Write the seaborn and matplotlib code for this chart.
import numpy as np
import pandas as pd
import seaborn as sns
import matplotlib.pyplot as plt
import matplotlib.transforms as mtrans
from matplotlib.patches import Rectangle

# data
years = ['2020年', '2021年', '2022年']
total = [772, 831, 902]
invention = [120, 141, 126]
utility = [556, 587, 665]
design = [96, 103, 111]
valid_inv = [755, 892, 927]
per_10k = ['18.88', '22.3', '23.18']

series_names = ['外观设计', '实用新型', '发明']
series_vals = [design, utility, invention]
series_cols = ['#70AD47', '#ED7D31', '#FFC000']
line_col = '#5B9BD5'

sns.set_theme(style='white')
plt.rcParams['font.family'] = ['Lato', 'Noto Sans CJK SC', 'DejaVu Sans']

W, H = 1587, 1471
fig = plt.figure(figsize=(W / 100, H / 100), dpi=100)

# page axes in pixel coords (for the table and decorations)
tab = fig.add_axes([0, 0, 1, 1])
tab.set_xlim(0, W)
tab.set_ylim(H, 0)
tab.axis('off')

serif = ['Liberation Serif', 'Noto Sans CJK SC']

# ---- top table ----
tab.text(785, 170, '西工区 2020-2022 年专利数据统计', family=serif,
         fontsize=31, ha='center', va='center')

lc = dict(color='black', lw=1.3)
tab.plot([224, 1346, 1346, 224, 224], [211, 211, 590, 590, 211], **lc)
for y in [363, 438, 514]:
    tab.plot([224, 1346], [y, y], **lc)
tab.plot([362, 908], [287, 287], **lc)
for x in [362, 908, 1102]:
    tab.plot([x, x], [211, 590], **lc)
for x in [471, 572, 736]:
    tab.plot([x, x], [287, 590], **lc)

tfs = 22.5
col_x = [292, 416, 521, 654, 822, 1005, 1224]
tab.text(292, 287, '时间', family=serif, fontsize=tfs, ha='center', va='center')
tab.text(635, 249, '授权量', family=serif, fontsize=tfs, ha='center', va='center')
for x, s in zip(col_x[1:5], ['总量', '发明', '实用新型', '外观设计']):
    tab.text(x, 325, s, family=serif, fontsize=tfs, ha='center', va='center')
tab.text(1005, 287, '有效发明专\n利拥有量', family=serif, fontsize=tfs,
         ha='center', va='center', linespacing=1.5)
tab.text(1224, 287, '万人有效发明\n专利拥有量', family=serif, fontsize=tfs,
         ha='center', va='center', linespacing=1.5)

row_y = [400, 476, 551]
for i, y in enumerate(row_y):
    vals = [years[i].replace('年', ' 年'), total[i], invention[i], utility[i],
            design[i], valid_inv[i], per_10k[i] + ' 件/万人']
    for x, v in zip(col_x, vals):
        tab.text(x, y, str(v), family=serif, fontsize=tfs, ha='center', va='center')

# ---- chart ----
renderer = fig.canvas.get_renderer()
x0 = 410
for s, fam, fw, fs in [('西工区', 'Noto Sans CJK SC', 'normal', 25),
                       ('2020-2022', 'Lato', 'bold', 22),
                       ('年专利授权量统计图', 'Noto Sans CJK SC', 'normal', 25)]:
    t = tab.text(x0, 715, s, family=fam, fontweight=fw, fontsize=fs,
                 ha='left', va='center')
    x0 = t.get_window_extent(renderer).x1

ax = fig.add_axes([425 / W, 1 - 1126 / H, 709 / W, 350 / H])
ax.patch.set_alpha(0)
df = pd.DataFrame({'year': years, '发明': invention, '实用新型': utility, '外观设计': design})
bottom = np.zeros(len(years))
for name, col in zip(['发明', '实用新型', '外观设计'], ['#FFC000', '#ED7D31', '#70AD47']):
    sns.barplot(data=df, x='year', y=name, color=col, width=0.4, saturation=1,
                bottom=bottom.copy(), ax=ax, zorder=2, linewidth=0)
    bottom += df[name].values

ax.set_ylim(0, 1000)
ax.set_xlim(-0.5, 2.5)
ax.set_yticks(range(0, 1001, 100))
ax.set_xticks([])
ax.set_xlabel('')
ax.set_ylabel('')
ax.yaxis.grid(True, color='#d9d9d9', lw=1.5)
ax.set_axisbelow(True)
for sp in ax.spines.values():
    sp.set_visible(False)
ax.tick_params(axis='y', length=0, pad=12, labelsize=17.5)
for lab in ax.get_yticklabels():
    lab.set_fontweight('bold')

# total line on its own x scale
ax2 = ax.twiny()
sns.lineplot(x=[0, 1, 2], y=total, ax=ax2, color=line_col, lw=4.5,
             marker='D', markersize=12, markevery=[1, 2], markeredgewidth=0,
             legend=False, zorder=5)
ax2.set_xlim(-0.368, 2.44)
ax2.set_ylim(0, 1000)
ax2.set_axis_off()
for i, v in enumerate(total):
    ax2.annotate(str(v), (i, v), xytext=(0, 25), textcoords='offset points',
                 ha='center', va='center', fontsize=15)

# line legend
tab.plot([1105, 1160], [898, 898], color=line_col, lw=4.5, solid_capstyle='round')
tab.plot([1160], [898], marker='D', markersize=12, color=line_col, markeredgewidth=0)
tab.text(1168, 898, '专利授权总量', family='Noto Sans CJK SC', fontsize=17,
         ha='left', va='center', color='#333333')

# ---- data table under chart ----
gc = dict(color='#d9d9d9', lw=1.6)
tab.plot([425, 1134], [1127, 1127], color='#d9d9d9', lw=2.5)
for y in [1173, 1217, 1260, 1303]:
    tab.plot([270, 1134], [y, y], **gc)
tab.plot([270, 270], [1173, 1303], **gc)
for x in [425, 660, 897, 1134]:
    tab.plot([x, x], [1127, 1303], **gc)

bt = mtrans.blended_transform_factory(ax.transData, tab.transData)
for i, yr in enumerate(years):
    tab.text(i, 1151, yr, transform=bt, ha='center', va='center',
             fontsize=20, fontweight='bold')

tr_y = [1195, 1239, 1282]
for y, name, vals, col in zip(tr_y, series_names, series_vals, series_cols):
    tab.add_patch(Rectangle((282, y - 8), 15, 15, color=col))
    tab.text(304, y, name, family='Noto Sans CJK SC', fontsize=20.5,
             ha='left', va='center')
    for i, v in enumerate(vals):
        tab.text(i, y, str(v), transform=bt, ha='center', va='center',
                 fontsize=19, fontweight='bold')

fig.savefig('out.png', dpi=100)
☆ ☆ ☆ ☆
• _EXERCISE GOAL_
Copy every line of the data that holds the string "seaborn".

• _ANSWER TO THIS TASK_
Write the seaborn and matplotlib code for this chart.
import seaborn as sns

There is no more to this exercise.